September 2018

 In my doctoral thesis, I introduced how to realize NFV service chains at the emerging and utterly challenging link speeds at 100 Gbps using commodity hardware, while obliterating latency.


May 2018

My latest research is featured in the ACM Technews, PHYS.ORG, ECN, and KTH.


April 2018

In our NSDI 2018 paper "Metron: NFV Service Chains at the True Speed of the Underlying Hardware", we focus on how to realize high performance NFV service chains at the true speed of the underlying hardware. We solve this challenging problem by exploiting the synergy between available network resources (i.e., programmable switches and network cards) and commodity servers, while eliminating inter-core communication among the service chain components. We demonstrate, via 40-Gbps and 100-Gbps experiments, that our approach achieves: (i) 2.75-6.5x better efficiency, (ii) up to 4.7x lower latency, and (iii) up to 7.8x higher throughput than the state of the art.


February 2017

In our SCC journal article, we built an NFV profiler that tracks the movement of packets across the system’s memory hierarchy by collecting key hardware and OS-level performance counters.

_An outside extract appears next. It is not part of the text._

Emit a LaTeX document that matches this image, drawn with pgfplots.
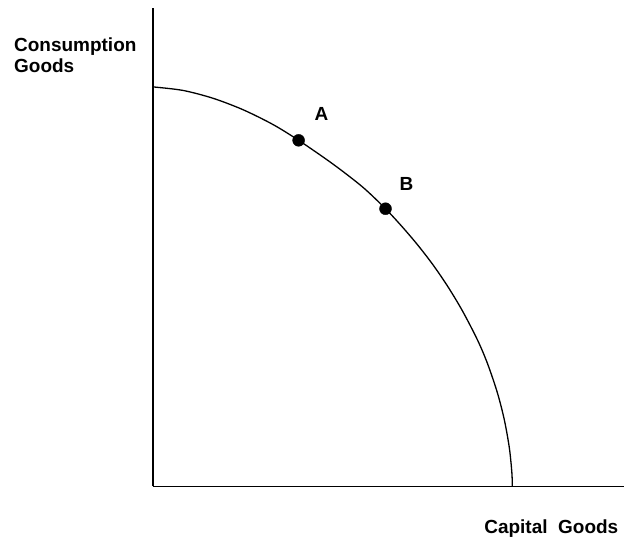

Leveraging the profiler’s data, our Service Chain Coordinator’s (SCC) runtime accelerates user-space NFV service chains by carefully combining scheduling with I/O multiplexing. Specifically, with SCC service chains are granted enough time for processing an entire batch of packets before yielding a CPU, thereby greatly reducing context switching. SCC results in three-fold latency reduction due to cache and main memory utilization improvements. More importantly, SCC reduces the latency variance of NFV service chains by up to 40x compared to standard FastClick service chains by making the average case for an NFV chain to perform as well as the best case.


November 2016

In our SNF journal article, we present a framework that synthesizes (S) network function (NF) service chains by eliminating redundant I/O and repeated elements, while consolidating stateful cross layer packet operations across the chain. SNF uses graph composition and set theory to determine traffic classes handled by a service chain composed of multiple elements. It then synthesizes each traffic class using a minimal set of new elements that apply single-read-single-write and early-discard operations. SNF realizes stateful and long service chains at 40 Gbps throughput with low latency on only one machine with 8 CPU cores. This performance is up to 8.5x greater than the state of the art FastClick NFV framework.